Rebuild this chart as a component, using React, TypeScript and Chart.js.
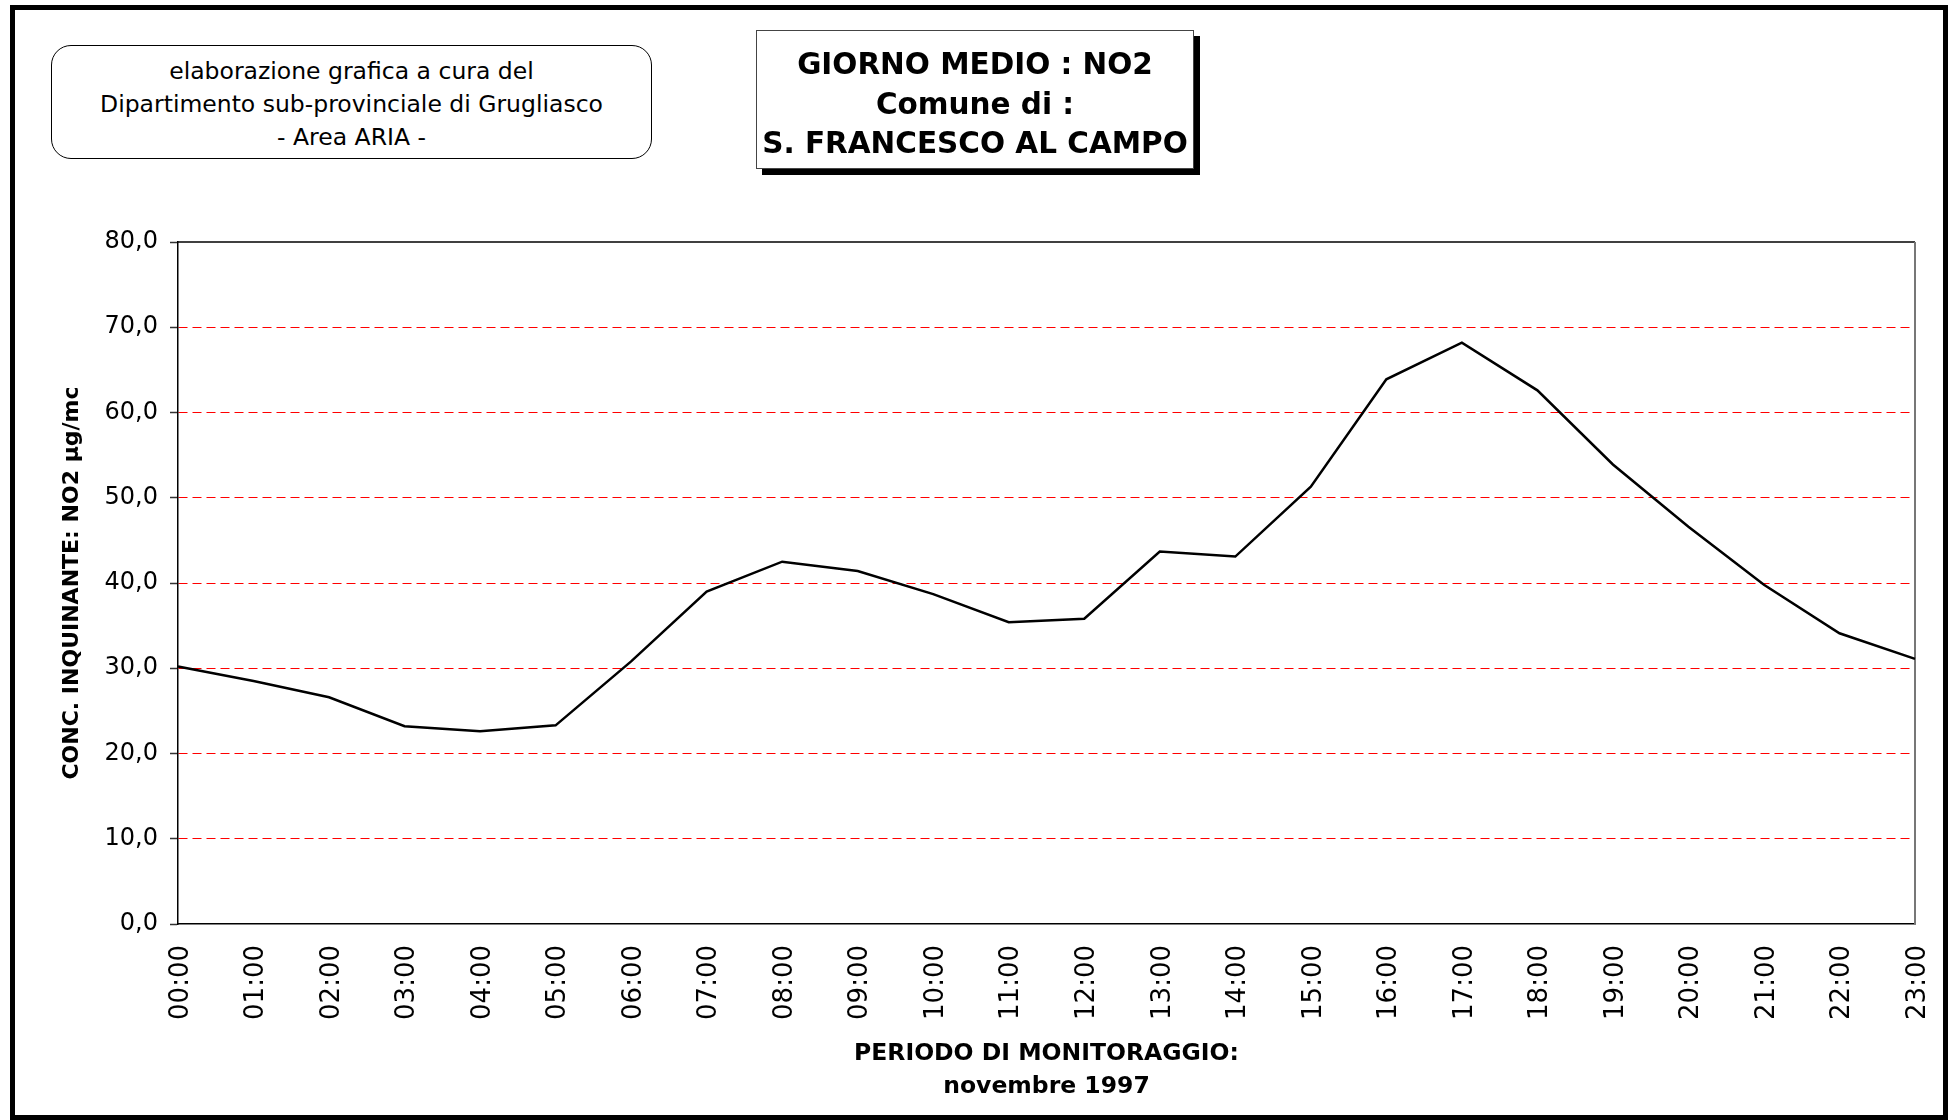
import React, { useEffect, useRef } from "react";
import { Chart, registerables } from "chart.js";

Chart.register(...registerables);

const hours = [
  "00:00", "01:00", "02:00", "03:00", "04:00", "05:00", "06:00", "07:00",
  "08:00", "09:00", "10:00", "11:00", "12:00", "13:00", "14:00", "15:00",
  "16:00", "17:00", "18:00", "19:00", "20:00", "21:00", "22:00", "23:00",
];

const no2Values = [
  30.2, 28.5, 26.6, 23.2, 22.6, 23.3, 30.8, 39.0,
  42.5, 41.4, 38.7, 35.4, 35.8, 43.7, 43.1, 51.3,
  63.9, 68.2, 62.6, 53.9, 46.6, 39.8, 34.1, 31.1,
];

const yTickLabels = ["0,0", "10,0", "20,0", "30,0", "40,0", "50,0", "60,0", "70,0", "80,0"];

const creditLines = [
  "elaborazione grafica a cura del",
  "Dipartimento sub-provinciale di Grugliasco",
  "- Area ARIA -",
];

const titleLines = ["GIORNO MEDIO : NO2", "Comune di :", "S. FRANCESCO AL CAMPO"];

const yAxisTitle = "CONC. INQUINANTE: NO2 µg/mc";
const xAxisTitle = ["PERIODO DI MONITORAGGIO:", "novembre 1997"];

const FONT = "'DejaVu Sans', sans-serif";

const framePlugin = {
  id: "plotFrame",
  beforeDatasetsDraw(chart: any) {
    const { ctx, chartArea } = chart;
    ctx.save();
    ctx.lineWidth = 1.5;
    ctx.strokeStyle = "#000";
    ctx.beginPath();
    ctx.moveTo(chartArea.left, chartArea.top);
    ctx.lineTo(chartArea.right, chartArea.top);
    ctx.stroke();
    ctx.strokeStyle = "#777";
    ctx.lineWidth = 2;
    ctx.beginPath();
    ctx.moveTo(chartArea.right, chartArea.top);
    ctx.lineTo(chartArea.right, chartArea.bottom);
    ctx.stroke();
    ctx.restore();
  },
};

export default function App() {
  const canvasRef = useRef<HTMLCanvasElement | null>(null);

  useEffect(() => {
    const canvas = canvasRef.current;
    if (!canvas) return;
    const chart = new Chart(canvas, {
      type: "line",
      data: {
        labels: hours,
        datasets: [
          {
            data: no2Values,
            borderColor: "#000",
            borderWidth: 2.5,
            pointRadius: 0,
            fill: false,
            tension: 0,
          },
        ],
      },
      options: {
        responsive: false,
        animation: false,
        events: [],
        layout: { padding: { left: 0, top: 242, right: 35, bottom: 0 } },
        plugins: {
          legend: { display: false },
          tooltip: { enabled: false },
          title: { display: false },
        },
        scales: {
          x: {
            type: "category",
            offset: false,
            grid: { display: false, drawTicks: false },
            border: { display: true, color: "#000", width: 1.5 },
            ticks: {
              autoSkip: false,
              minRotation: 90,
              maxRotation: 90,
              padding: 21,
              labelOffset: 3,
              color: "#000",
              font: { family: FONT, size: 26 },
            },
            title: {
              display: true,
              text: xAxisTitle,
              color: "#000",
              font: { family: FONT, size: 23.5, weight: "bold", lineHeight: 1.42 },
              padding: { top: 0, bottom: 16 },
            },
            afterFit: (s: any) => {
              s.height = 196;
              s.paddingLeft = 0;
              s.paddingRight = 0;
            },
          },
          y: {
            min: 0,
            max: 80,
            ticks: {
              stepSize: 10,
              padding: 12,
              color: "#000",
              font: { family: FONT, size: 24 },
              callback: (_v: any, i: number) => yTickLabels[i],
            },
            grid: {
              color: (c: any) =>
                c.tick && (c.tick.value === 0 || c.tick.value === 80) ? "rgba(0,0,0,0)" : "#ff0000",
              lineWidth: 1,
              tickColor: "#333",
              tickLength: 8,
              tickWidth: 1.5,
              tickBorderDash: [],
            },
            border: { display: true, color: "#000", width: 1.5, dash: [9, 5] },
            title: {
              display: true,
              text: yAxisTitle,
              color: "#000",
              font: { family: FONT, size: 22, weight: "bold", lineHeight: 1.2 },
              padding: { top: 59, bottom: 0 },
            },
            afterFit: (s: any) => {
              s.width = 178;
            },
          },
        },
      },
      plugins: [framePlugin],
    } as any);
    return () => chart.destroy();
  }, []);

  return (
    <div
      style={{
        position: "fixed",
        left: 0,
        top: 0,
        width: 1950,
        height: 1120,
        overflow: "hidden",
        background: "#fff",
      }}
    >
      <canvas
        ref={canvasRef}
        width={1950}
        height={1120}
        style={{ position: "absolute", left: 0, top: 0, width: 1950, height: 1120, display: "block" }}
      />
      <div
        style={{
          position: "absolute",
          left: 10,
          top: 5,
          width: 1938,
          height: 1115,
          border: "5px solid #000",
          boxSizing: "border-box",
          pointerEvents: "none",
        }}
      />
      <div
        style={{
          position: "absolute",
          left: 51,
          top: 45,
          width: 601,
          height: 114,
          border: "1.5px solid #000",
          borderRadius: 20,
          boxSizing: "border-box",
          background: "#fff",
          display: "flex",
          flexDirection: "column",
          justifyContent: "center",
          alignItems: "center",
          paddingTop: 5,
          fontFamily: FONT,
          fontSize: 23.5,
          lineHeight: "33px",
          color: "#000",
        }}
      >
        {creditLines.map((l) => (
          <div key={l} style={{ whiteSpace: "nowrap" }}>
            {l}
          </div>
        ))}
      </div>
      <div
        style={{
          position: "absolute",
          left: 756,
          top: 30,
          width: 438,
          height: 139,
          border: "1px solid #444",
          boxSizing: "border-box",
          background: "#fff",
          boxShadow: "6px 6px 0 #000",
          display: "flex",
          flexDirection: "column",
          justifyContent: "center",
          alignItems: "center",
          paddingTop: 10,
          fontFamily: FONT,
          fontWeight: "bold",
          fontSize: 29.5,
          lineHeight: "39.5px",
          color: "#000",
        }}
      >
        {titleLines.map((l) => (
          <div key={l} style={{ whiteSpace: "nowrap" }}>
            {l}
          </div>
        ))}
      </div>
    </div>
  );
}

————

GOAL OF THE EXERCISE
Show, from the listing above, each line that contains the word "React".

COMPLETED EXERCISE
Rebuild this chart as a component, using React, TypeScript and Chart.js.
import React, { useEffect, useRef } from "react";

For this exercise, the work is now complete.